======== Data lines

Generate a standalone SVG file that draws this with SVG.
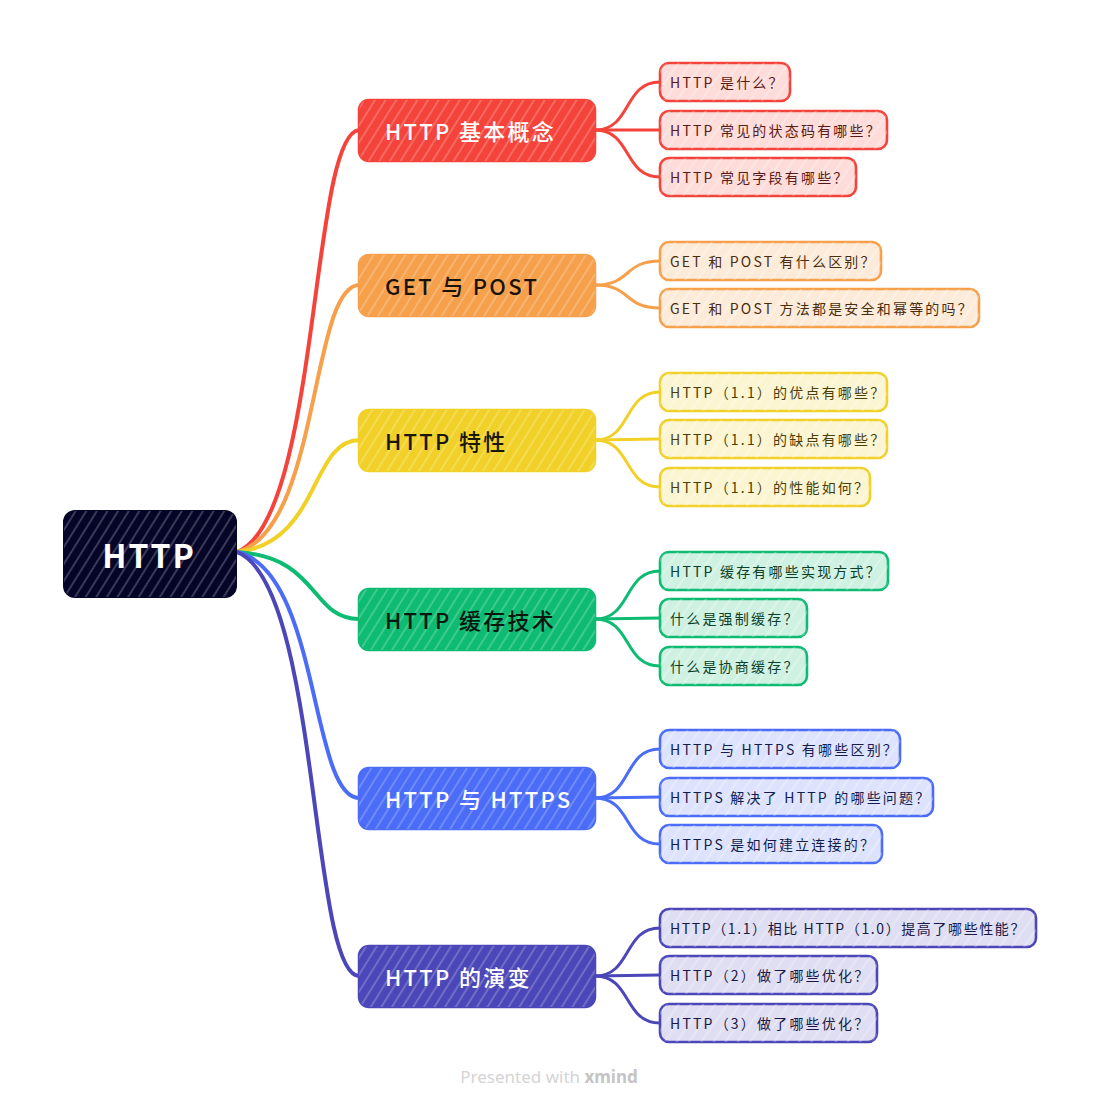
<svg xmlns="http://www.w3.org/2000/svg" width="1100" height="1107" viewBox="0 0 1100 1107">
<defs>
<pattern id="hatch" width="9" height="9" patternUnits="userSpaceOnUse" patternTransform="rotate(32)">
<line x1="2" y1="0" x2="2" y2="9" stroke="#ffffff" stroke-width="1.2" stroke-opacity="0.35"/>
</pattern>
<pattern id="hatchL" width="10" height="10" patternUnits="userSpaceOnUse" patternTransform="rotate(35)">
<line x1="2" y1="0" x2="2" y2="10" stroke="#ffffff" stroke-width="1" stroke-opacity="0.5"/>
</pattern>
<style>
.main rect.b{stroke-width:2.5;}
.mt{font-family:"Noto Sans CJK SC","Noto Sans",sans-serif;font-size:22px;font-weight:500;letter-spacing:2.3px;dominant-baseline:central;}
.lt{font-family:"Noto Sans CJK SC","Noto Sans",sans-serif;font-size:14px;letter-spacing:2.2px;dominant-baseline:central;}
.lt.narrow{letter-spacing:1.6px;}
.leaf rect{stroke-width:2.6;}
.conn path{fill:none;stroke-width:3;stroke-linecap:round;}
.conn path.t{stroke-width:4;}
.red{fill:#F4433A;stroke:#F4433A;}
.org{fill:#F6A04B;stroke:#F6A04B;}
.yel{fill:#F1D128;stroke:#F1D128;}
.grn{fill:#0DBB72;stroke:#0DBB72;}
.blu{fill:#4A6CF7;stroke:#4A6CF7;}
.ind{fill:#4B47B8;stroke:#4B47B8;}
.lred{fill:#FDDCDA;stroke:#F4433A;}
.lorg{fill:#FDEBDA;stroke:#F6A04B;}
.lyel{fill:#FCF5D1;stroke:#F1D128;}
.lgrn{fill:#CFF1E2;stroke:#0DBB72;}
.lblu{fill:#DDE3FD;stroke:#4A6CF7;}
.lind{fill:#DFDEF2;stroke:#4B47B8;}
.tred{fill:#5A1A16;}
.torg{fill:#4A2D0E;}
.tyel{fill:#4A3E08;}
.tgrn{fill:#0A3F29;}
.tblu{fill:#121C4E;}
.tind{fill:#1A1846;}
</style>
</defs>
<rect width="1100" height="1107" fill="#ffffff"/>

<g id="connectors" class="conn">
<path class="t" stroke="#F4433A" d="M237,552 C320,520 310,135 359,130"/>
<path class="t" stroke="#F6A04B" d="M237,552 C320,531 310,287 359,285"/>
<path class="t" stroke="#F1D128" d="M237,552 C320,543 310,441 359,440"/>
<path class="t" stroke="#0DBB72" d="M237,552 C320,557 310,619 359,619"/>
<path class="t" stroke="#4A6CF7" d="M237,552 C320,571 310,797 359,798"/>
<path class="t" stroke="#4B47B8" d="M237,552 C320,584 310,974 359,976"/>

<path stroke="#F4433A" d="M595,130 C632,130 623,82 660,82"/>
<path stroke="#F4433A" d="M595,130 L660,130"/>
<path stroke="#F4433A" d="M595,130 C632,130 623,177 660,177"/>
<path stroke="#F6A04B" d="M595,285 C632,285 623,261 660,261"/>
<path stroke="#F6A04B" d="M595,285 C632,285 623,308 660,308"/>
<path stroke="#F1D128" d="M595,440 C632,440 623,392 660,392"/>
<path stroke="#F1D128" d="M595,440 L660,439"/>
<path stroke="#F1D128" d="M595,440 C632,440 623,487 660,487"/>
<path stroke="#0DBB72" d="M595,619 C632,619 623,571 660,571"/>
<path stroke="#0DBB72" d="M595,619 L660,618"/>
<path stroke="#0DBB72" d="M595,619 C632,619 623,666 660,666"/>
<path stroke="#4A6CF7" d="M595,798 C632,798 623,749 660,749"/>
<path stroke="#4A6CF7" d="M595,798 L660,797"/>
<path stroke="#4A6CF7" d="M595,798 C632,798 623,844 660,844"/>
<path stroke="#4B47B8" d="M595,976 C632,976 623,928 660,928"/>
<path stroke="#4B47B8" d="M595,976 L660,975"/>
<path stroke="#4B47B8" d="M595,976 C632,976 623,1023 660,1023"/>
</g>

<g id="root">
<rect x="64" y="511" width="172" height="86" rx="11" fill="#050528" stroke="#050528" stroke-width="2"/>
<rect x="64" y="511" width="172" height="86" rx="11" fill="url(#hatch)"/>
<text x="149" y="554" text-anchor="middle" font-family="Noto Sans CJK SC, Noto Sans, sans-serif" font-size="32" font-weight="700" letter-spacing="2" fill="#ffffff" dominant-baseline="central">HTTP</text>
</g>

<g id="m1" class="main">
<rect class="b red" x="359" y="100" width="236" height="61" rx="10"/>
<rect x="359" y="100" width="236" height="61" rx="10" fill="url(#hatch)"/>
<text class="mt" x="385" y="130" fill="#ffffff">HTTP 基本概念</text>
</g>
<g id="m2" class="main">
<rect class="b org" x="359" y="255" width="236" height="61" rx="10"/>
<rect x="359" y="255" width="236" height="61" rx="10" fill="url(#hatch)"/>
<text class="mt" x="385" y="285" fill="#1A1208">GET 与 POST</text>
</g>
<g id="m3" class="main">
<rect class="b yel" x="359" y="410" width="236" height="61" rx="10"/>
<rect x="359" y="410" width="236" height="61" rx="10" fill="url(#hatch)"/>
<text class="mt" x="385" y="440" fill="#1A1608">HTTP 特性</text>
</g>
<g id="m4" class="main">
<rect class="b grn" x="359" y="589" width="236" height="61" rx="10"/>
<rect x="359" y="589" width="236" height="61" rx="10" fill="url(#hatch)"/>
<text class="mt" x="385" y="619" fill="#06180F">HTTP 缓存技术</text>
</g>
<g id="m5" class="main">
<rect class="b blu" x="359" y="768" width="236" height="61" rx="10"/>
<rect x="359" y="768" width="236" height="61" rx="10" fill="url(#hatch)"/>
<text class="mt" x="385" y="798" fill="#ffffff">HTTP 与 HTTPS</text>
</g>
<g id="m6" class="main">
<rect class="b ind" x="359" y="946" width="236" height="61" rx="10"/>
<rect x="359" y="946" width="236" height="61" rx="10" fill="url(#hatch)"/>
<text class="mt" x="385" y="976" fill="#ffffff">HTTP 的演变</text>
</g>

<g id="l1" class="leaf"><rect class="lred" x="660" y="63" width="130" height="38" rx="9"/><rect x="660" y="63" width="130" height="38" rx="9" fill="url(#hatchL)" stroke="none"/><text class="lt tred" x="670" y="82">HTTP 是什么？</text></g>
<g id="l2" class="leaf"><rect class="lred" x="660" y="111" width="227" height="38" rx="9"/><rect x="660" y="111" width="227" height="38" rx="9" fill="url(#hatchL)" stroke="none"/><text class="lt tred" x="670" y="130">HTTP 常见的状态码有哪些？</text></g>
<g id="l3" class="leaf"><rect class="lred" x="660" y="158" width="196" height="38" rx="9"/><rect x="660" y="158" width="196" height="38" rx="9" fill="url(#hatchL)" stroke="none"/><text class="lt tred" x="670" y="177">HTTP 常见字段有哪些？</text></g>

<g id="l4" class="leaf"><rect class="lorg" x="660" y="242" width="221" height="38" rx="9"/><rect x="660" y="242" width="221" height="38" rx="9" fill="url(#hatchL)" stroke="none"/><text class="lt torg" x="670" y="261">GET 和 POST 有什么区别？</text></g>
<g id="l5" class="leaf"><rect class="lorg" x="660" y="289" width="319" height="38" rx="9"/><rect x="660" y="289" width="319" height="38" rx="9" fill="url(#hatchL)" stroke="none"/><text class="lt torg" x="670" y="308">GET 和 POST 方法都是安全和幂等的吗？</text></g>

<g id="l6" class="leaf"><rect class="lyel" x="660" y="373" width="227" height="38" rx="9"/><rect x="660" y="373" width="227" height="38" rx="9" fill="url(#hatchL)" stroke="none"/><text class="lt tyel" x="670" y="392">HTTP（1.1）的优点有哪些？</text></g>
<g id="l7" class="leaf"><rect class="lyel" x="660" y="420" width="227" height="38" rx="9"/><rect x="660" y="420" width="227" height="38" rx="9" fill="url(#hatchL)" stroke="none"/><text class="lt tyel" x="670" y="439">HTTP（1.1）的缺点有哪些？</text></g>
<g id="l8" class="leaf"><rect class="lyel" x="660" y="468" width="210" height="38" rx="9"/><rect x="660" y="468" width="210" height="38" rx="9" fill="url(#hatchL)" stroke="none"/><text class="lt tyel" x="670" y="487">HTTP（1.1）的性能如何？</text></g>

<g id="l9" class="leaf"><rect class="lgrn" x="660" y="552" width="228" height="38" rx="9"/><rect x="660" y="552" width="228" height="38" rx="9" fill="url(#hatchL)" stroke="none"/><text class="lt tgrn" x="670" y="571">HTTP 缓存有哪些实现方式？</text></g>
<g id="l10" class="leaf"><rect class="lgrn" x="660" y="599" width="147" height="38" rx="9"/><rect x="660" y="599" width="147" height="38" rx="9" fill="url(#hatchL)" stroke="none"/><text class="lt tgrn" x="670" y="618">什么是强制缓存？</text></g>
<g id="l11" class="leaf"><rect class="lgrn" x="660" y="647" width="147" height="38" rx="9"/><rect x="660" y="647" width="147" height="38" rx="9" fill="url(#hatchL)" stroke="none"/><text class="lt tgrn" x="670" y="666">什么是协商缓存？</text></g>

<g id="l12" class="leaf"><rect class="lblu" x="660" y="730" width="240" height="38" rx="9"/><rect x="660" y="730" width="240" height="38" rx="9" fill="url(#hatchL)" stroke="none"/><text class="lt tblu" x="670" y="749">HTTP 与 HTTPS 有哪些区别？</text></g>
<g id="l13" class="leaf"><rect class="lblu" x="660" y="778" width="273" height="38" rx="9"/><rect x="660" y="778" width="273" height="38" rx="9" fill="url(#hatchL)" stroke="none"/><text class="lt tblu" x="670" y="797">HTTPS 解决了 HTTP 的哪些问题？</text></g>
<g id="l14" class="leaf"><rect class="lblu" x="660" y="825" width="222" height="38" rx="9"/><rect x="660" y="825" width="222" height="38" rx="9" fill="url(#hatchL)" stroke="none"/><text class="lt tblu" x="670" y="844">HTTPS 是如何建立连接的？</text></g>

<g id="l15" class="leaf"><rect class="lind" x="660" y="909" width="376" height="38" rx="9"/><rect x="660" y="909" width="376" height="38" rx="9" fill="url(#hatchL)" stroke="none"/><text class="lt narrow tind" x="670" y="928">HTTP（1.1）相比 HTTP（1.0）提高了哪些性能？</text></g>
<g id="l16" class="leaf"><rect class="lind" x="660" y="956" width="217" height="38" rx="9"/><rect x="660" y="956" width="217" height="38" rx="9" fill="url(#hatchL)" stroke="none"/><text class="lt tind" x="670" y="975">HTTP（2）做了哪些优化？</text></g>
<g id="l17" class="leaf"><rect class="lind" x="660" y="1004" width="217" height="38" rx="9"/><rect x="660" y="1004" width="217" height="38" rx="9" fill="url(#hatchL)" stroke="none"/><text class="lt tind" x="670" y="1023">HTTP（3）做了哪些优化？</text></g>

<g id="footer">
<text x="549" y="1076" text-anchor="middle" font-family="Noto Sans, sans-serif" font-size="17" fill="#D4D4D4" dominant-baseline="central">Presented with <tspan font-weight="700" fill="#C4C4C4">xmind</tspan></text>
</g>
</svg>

================

Requirement:
Pull out the lines above in which the word "with" appears.

Answer:
Generate a standalone SVG file that draws this with SVG.
<text x="549" y="1076" text-anchor="middle" font-family="Noto Sans, sans-serif" font-size="17" fill="#D4D4D4" dominant-baseline="central">Presented with <tspan font-weight="700" fill="#C4C4C4">xmind</tspan></text>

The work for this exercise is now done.